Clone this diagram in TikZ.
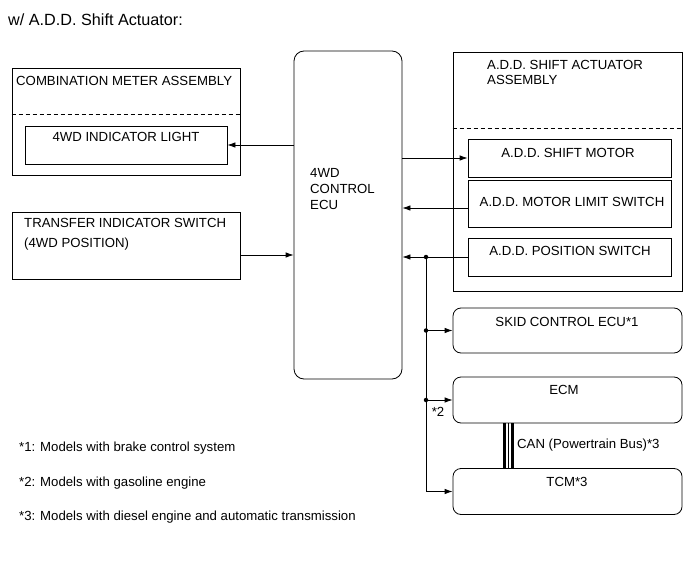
\documentclass[tikz,border=0pt]{standalone}
\usepackage{fontspec}
\setmainfont{Liberation Sans}
\usepackage{tikz}
\usetikzlibrary{arrows.meta,positioning,calc}

\begin{document}
\begin{tikzpicture}[
    x=1pt, y=-1pt,
    box/.style={draw, line width=0.8pt, inner sep=0pt},
    rbox/.style={box, rounded corners=8pt},
    label/.style={font=\fontsize{13.2}{15}\selectfont, inner sep=0pt},
    link/.style={-{Latex[length=8pt,width=5.5pt]}, line width=0.8pt},
    joint/.style={circle, fill, inner sep=0pt, minimum size=4.5pt},
    sep/.style={line width=0.8pt, dash pattern=on 4pt off 3pt}
]
    \useasboundingbox (0,0) rectangle (690,564);

    % Title
    \node[label, anchor=west, font=\fontsize{16.2}{18}\selectfont] (title) at (8,20) {w/ A.D.D. Shift Actuator:};

    % Combination meter (left top)
    \node[box, minimum width=228pt, minimum height=107pt] (meter) at (126,121.5) {};
    \node[label, anchor=west] (metertxt) at (16,81) {COMBINATION METER ASSEMBLY};
    \draw[sep] (meter.west |- 0,114) -- (meter.east |- 0,114);
    \node[box, minimum width=202pt, minimum height=38pt] (light) at (126,145) {};
    \node[label] (lighttxt) at (126,137) {4WD INDICATOR LIGHT};

    % Transfer indicator switch (left bottom)
    \node[box, minimum width=228pt, minimum height=67pt] (transfer) at (126,245.5) {};
    \node[label, anchor=north west, align=left, font=\fontsize{13.2}{20}\selectfont] (transfertxt) at (24,218.3)
        {TRANSFER INDICATOR SWITCH\\(4WD POSITION)};

    % 4WD control ECU (middle)
    \node[box, rounded corners=10pt, minimum width=108pt, minimum height=328pt] (ecu) at (348,215) {};
    \node[label, anchor=north west, align=left, font=\fontsize{13.2}{16}\selectfont] (ecutxt) at (310,168.3)
        {4WD\\CONTROL\\ECU};

    % A.D.D. shift actuator assembly (right top)
    \node[box, minimum width=229pt, minimum height=239pt] (act) at (567.5,171.5) {};
    \node[label, anchor=north west, align=left, font=\fontsize{13.2}{15}\selectfont] (acttxt) at (487,60.3)
        {A.D.D. SHIFT ACTUATOR\\ASSEMBLY};
    \draw[sep] (act.west |- 0,128) -- (act.east |- 0,128);
    \node[box, minimum width=203pt, minimum height=38pt] (motor) at (569.5,158) {};
    \node[label] (motortxt) at (568,153) {A.D.D. SHIFT MOTOR};
    \node[box, minimum width=203pt, minimum height=47pt] (limit) at (569.5,203.5) {};
    \node[label] (limittxt) at (572,202) {A.D.D. MOTOR LIMIT SWITCH};
    \node[box, minimum width=203pt, minimum height=38pt] (position) at (569.5,257) {};
    \node[label] (positiontxt) at (570,251) {A.D.D. POSITION SWITCH};

    % Other ECUs (right bottom)
    \node[rbox, minimum width=229pt, minimum height=45pt] (skid) at (567.5,330.5) {};
    \node[label] (skidtxt) at (567,322) {SKID CONTROL ECU*1};
    \node[rbox, minimum width=229pt, minimum height=46pt] (ecm) at (567.5,400) {};
    \node[label] (ecmtxt) at (564,390) {ECM};
    \node[rbox, minimum width=229pt, minimum height=46pt] (tcm) at (567.5,491.5) {};
    \node[label] (tcmtxt) at (567,482) {TCM*3};

    % Signal lines
    \draw[link] (ecu.west |- light.east) -- (light.east);
    \draw[link] ([yshift=-9.5pt]transfer.east) -- ([yshift=-9.5pt]transfer.east -| ecu.west);
    \draw[link] (ecu.east |- motor.west) -- (motor.west);
    \draw[link] ([yshift=-4.5pt]limit.west) -- ([yshift=-4.5pt]limit.west -| ecu.east);
    \draw[link] (position.west) -- (position.west -| ecu.east);

    % Bus to other ECUs
    \coordinate (bustop) at (426,257);
    \draw[line width=0.8pt] (bustop) -- (bustop |- tcm.west);
    \draw[link] (bustop |- skid.west) -- (skid.west);
    \draw[link] (bustop |- ecm.west) -- (ecm.west);
    \draw[link] (bustop |- tcm.west) -- (tcm.west);
    \node[joint] (j1) at (bustop) {};
    \node[joint] (j2) at (bustop |- skid.west) {};
    \node[joint] (j3) at (bustop |- ecm.west) {};
    \node[label] (star2) at (438,412) {*2};

    % CAN line between ECM and TCM
    \draw[line width=3pt] (504.5,0 |- ecm.south) -- (504.5,0 |- tcm.north);
    \draw[line width=1pt] (508.5,0 |- ecm.south) -- (508.5,0 |- tcm.north);
    \draw[line width=3pt] (512.5,0 |- ecm.south) -- (512.5,0 |- tcm.north);
    \node[label, anchor=west] (cantxt) at (517,445) {CAN (Powertrain Bus)*3};

    % Notes
    \node[label, anchor=west] (note1) at (19,448) {*1: Models with brake control system};
    \node[label, anchor=west] (note2) at (19,483) {*2: Models with gasoline engine};
    \node[label, anchor=west] (note3) at (19,517) {*3: Models with diesel engine and automatic transmission};
\end{tikzpicture}
\end{document}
════════════════
Stated goal:
Output exactly the span of lines from the top of the listing through the line holding "(lighttxt) at (126,137)", and leave every picture out.

Solution to this problem:
Clone this diagram in TikZ.
\documentclass[tikz,border=0pt]{standalone}
\usepackage{fontspec}
\setmainfont{Liberation Sans}
\usepackage{tikz}
\usetikzlibrary{arrows.meta,positioning,calc}

\begin{document}
\begin{tikzpicture}[
    x=1pt, y=-1pt,
    box/.style={draw, line width=0.8pt, inner sep=0pt},
    rbox/.style={box, rounded corners=8pt},
    label/.style={font=\fontsize{13.2}{15}\selectfont, inner sep=0pt},
    link/.style={-{Latex[length=8pt,width=5.5pt]}, line width=0.8pt},
    joint/.style={circle, fill, inner sep=0pt, minimum size=4.5pt},
    sep/.style={line width=0.8pt, dash pattern=on 4pt off 3pt}
]
    \useasboundingbox (0,0) rectangle (690,564);

    % Title
    \node[label, anchor=west, font=\fontsize{16.2}{18}\selectfont] (title) at (8,20) {w/ A.D.D. Shift Actuator:};

    % Combination meter (left top)
    \node[box, minimum width=228pt, minimum height=107pt] (meter) at (126,121.5) {};
    \node[label, anchor=west] (metertxt) at (16,81) {COMBINATION METER ASSEMBLY};
    \draw[sep] (meter.west |- 0,114) -- (meter.east |- 0,114);
    \node[box, minimum width=202pt, minimum height=38pt] (light) at (126,145) {};
    \node[label] (lighttxt) at (126,137) {4WD INDICATOR LIGHT};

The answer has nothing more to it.